• _Exercise task_
Can you copy out the data exactly? Leave the images out.

start

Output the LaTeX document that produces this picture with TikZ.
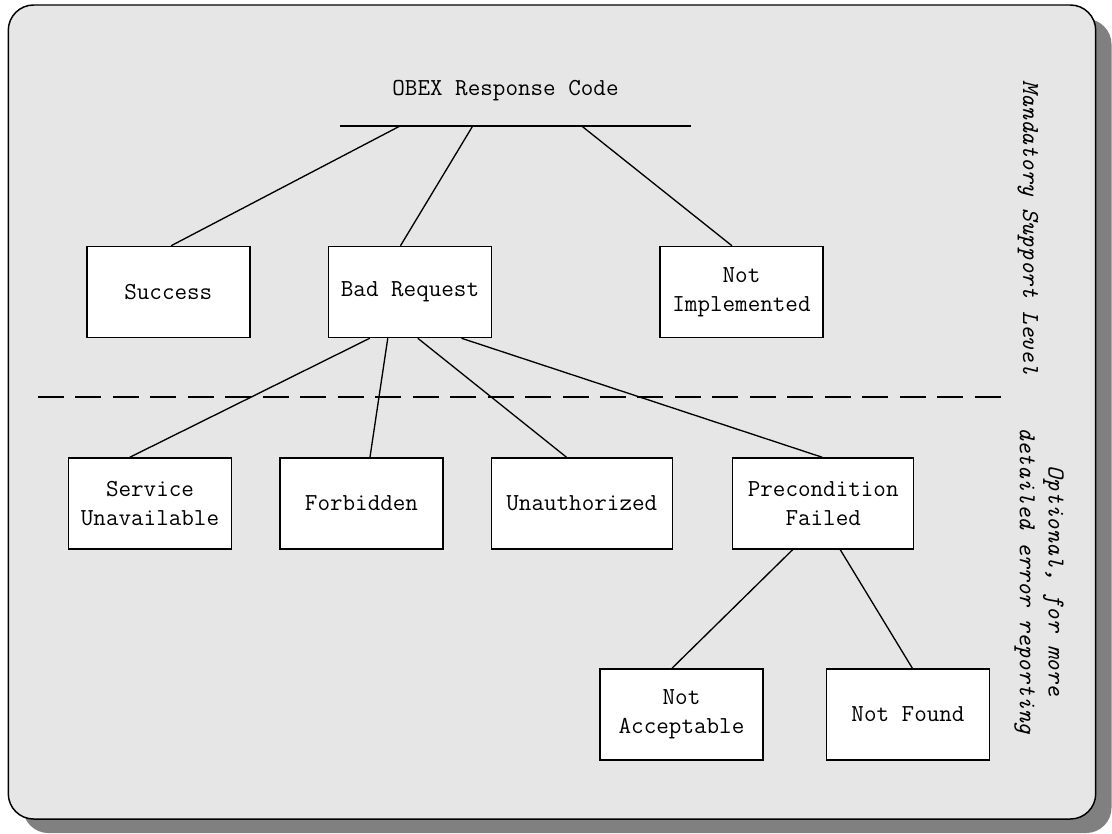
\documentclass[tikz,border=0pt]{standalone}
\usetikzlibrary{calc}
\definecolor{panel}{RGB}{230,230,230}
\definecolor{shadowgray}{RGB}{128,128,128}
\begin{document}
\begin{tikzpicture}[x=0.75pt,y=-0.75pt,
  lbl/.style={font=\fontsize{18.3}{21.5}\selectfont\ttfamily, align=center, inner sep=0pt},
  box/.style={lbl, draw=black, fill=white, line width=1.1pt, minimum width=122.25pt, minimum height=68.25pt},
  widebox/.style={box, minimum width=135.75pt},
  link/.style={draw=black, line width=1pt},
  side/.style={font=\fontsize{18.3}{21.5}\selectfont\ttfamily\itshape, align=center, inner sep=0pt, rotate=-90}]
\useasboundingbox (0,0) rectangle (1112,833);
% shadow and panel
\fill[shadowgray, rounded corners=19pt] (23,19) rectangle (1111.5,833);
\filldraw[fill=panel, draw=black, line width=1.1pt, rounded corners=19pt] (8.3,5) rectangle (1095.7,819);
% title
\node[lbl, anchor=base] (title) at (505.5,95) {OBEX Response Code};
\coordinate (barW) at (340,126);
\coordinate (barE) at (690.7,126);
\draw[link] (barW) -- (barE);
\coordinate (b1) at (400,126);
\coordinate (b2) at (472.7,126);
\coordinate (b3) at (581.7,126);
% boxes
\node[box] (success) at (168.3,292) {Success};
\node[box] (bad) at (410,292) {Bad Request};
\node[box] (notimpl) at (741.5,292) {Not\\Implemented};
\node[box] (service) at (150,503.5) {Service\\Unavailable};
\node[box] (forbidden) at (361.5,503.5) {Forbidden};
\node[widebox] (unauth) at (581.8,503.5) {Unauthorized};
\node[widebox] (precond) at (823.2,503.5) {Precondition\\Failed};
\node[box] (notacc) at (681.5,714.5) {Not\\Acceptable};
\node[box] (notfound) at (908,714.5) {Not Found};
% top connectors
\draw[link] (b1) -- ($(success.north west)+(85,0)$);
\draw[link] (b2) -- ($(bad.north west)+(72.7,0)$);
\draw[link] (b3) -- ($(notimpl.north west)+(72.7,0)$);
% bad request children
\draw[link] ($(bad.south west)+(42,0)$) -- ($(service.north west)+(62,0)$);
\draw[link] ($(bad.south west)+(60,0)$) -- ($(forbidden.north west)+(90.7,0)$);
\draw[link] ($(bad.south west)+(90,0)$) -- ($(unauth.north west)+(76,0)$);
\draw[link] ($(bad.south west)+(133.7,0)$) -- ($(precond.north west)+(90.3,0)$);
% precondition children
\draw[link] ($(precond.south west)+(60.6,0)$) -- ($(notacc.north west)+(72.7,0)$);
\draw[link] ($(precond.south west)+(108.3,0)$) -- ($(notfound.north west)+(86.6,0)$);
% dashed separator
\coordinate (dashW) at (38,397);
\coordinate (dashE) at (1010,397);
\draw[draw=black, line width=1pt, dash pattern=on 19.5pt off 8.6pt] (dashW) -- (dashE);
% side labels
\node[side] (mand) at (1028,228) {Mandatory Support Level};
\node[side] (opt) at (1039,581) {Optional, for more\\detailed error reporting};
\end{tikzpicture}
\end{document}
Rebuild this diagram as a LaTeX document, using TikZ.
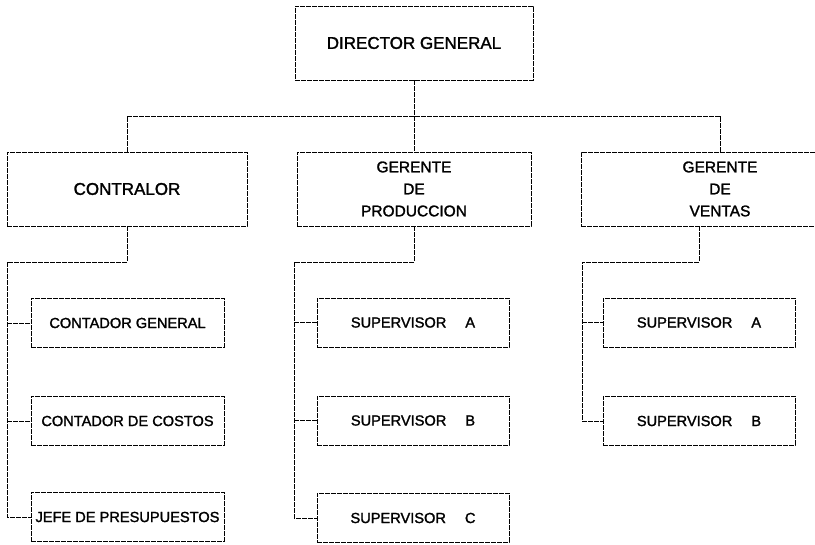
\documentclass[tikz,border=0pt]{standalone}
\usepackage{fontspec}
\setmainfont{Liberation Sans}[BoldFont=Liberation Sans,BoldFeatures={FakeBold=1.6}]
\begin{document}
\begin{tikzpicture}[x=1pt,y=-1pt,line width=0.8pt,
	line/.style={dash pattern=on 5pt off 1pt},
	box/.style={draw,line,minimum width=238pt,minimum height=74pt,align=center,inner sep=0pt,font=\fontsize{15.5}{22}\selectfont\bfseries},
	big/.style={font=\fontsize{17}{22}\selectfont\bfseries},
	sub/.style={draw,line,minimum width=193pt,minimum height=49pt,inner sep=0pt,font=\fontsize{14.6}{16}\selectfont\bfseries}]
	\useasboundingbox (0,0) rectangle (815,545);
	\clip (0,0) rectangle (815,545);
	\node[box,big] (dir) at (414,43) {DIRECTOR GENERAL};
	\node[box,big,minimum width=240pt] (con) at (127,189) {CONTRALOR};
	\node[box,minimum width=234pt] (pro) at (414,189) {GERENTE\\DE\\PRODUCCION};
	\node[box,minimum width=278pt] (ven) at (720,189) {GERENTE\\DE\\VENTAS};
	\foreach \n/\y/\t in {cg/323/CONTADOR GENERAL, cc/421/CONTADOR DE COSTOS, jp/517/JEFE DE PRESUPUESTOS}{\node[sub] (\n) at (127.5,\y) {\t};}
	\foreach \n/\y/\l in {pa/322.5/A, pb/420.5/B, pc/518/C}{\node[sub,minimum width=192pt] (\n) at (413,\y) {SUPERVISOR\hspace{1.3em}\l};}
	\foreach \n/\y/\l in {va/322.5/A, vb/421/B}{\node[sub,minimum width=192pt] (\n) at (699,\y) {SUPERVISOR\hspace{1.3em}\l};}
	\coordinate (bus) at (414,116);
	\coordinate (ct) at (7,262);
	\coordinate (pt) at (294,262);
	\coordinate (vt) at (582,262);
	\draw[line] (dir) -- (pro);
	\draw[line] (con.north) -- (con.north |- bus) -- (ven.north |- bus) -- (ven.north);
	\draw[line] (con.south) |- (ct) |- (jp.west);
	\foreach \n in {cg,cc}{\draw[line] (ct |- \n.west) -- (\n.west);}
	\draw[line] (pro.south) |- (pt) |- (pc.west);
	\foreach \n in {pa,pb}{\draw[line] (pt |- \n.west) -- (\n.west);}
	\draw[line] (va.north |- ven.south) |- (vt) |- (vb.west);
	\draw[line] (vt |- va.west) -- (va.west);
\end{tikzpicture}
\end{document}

end

• _Written response_
Output the LaTeX document that produces this picture with TikZ.
\documentclass[tikz,border=0pt]{standalone}
\usetikzlibrary{calc}
\definecolor{panel}{RGB}{230,230,230}
\definecolor{shadowgray}{RGB}{128,128,128}
\begin{document}
\begin{tikzpicture}[x=0.75pt,y=-0.75pt,
  lbl/.style={font=\fontsize{18.3}{21.5}\selectfont\ttfamily, align=center, inner sep=0pt},
  box/.style={lbl, draw=black, fill=white, line width=1.1pt, minimum width=122.25pt, minimum height=68.25pt},
  widebox/.style={box, minimum width=135.75pt},
  link/.style={draw=black, line width=1pt},
  side/.style={font=\fontsize{18.3}{21.5}\selectfont\ttfamily\itshape, align=center, inner sep=0pt, rotate=-90}]
\useasboundingbox (0,0) rectangle (1112,833);
% shadow and panel
\fill[shadowgray, rounded corners=19pt] (23,19) rectangle (1111.5,833);
\filldraw[fill=panel, draw=black, line width=1.1pt, rounded corners=19pt] (8.3,5) rectangle (1095.7,819);
% title
\node[lbl, anchor=base] (title) at (505.5,95) {OBEX Response Code};
\coordinate (barW) at (340,126);
\coordinate (barE) at (690.7,126);
\draw[link] (barW) -- (barE);
\coordinate (b1) at (400,126);
\coordinate (b2) at (472.7,126);
\coordinate (b3) at (581.7,126);
% boxes
\node[box] (success) at (168.3,292) {Success};
\node[box] (bad) at (410,292) {Bad Request};
\node[box] (notimpl) at (741.5,292) {Not\\Implemented};
\node[box] (service) at (150,503.5) {Service\\Unavailable};
\node[box] (forbidden) at (361.5,503.5) {Forbidden};
\node[widebox] (unauth) at (581.8,503.5) {Unauthorized};
\node[widebox] (precond) at (823.2,503.5) {Precondition\\Failed};
\node[box] (notacc) at (681.5,714.5) {Not\\Acceptable};
\node[box] (notfound) at (908,714.5) {Not Found};
% top connectors
\draw[link] (b1) -- ($(success.north west)+(85,0)$);
\draw[link] (b2) -- ($(bad.north west)+(72.7,0)$);
\draw[link] (b3) -- ($(notimpl.north west)+(72.7,0)$);
% bad request children
\draw[link] ($(bad.south west)+(42,0)$) -- ($(service.north west)+(62,0)$);
\draw[link] ($(bad.south west)+(60,0)$) -- ($(forbidden.north west)+(90.7,0)$);
\draw[link] ($(bad.south west)+(90,0)$) -- ($(unauth.north west)+(76,0)$);
\draw[link] ($(bad.south west)+(133.7,0)$) -- ($(precond.north west)+(90.3,0)$);
% precondition children
\draw[link] ($(precond.south west)+(60.6,0)$) -- ($(notacc.north west)+(72.7,0)$);
\draw[link] ($(precond.south west)+(108.3,0)$) -- ($(notfound.north west)+(86.6,0)$);
% dashed separator
\coordinate (dashW) at (38,397);
\coordinate (dashE) at (1010,397);
\draw[draw=black, line width=1pt, dash pattern=on 19.5pt off 8.6pt] (dashW) -- (dashE);
% side labels
\node[side] (mand) at (1028,228) {Mandatory Support Level};
\node[side] (opt) at (1039,581) {Optional, for more\\detailed error reporting};
\end{tikzpicture}
\end{document}
Rebuild this diagram as a LaTeX document, using TikZ.
\documentclass[tikz,border=0pt]{standalone}
\usepackage{fontspec}
\setmainfont{Liberation Sans}[BoldFont=Liberation Sans,BoldFeatures={FakeBold=1.6}]
\begin{document}
\begin{tikzpicture}[x=1pt,y=-1pt,line width=0.8pt,
	line/.style={dash pattern=on 5pt off 1pt},
	box/.style={draw,line,minimum width=238pt,minimum height=74pt,align=center,inner sep=0pt,font=\fontsize{15.5}{22}\selectfont\bfseries},
	big/.style={font=\fontsize{17}{22}\selectfont\bfseries},
	sub/.style={draw,line,minimum width=193pt,minimum height=49pt,inner sep=0pt,font=\fontsize{14.6}{16}\selectfont\bfseries}]
	\useasboundingbox (0,0) rectangle (815,545);
	\clip (0,0) rectangle (815,545);
	\node[box,big] (dir) at (414,43) {DIRECTOR GENERAL};
	\node[box,big,minimum width=240pt] (con) at (127,189) {CONTRALOR};
	\node[box,minimum width=234pt] (pro) at (414,189) {GERENTE\\DE\\PRODUCCION};
	\node[box,minimum width=278pt] (ven) at (720,189) {GERENTE\\DE\\VENTAS};
	\foreach \n/\y/\t in {cg/323/CONTADOR GENERAL, cc/421/CONTADOR DE COSTOS, jp/517/JEFE DE PRESUPUESTOS}{\node[sub] (\n) at (127.5,\y) {\t};}
	\foreach \n/\y/\l in {pa/322.5/A, pb/420.5/B, pc/518/C}{\node[sub,minimum width=192pt] (\n) at (413,\y) {SUPERVISOR\hspace{1.3em}\l};}
	\foreach \n/\y/\l in {va/322.5/A, vb/421/B}{\node[sub,minimum width=192pt] (\n) at (699,\y) {SUPERVISOR\hspace{1.3em}\l};}
	\coordinate (bus) at (414,116);
	\coordinate (ct) at (7,262);
	\coordinate (pt) at (294,262);
	\coordinate (vt) at (582,262);
	\draw[line] (dir) -- (pro);
	\draw[line] (con.north) -- (con.north |- bus) -- (ven.north |- bus) -- (ven.north);
	\draw[line] (con.south) |- (ct) |- (jp.west);
	\foreach \n in {cg,cc}{\draw[line] (ct |- \n.west) -- (\n.west);}
	\draw[line] (pro.south) |- (pt) |- (pc.west);
	\foreach \n in {pa,pb}{\draw[line] (pt |- \n.west) -- (\n.west);}
	\draw[line] (va.north |- ven.south) |- (vt) |- (vb.west);
	\draw[line] (vt |- va.west) -- (va.west);
\end{tikzpicture}
\end{document}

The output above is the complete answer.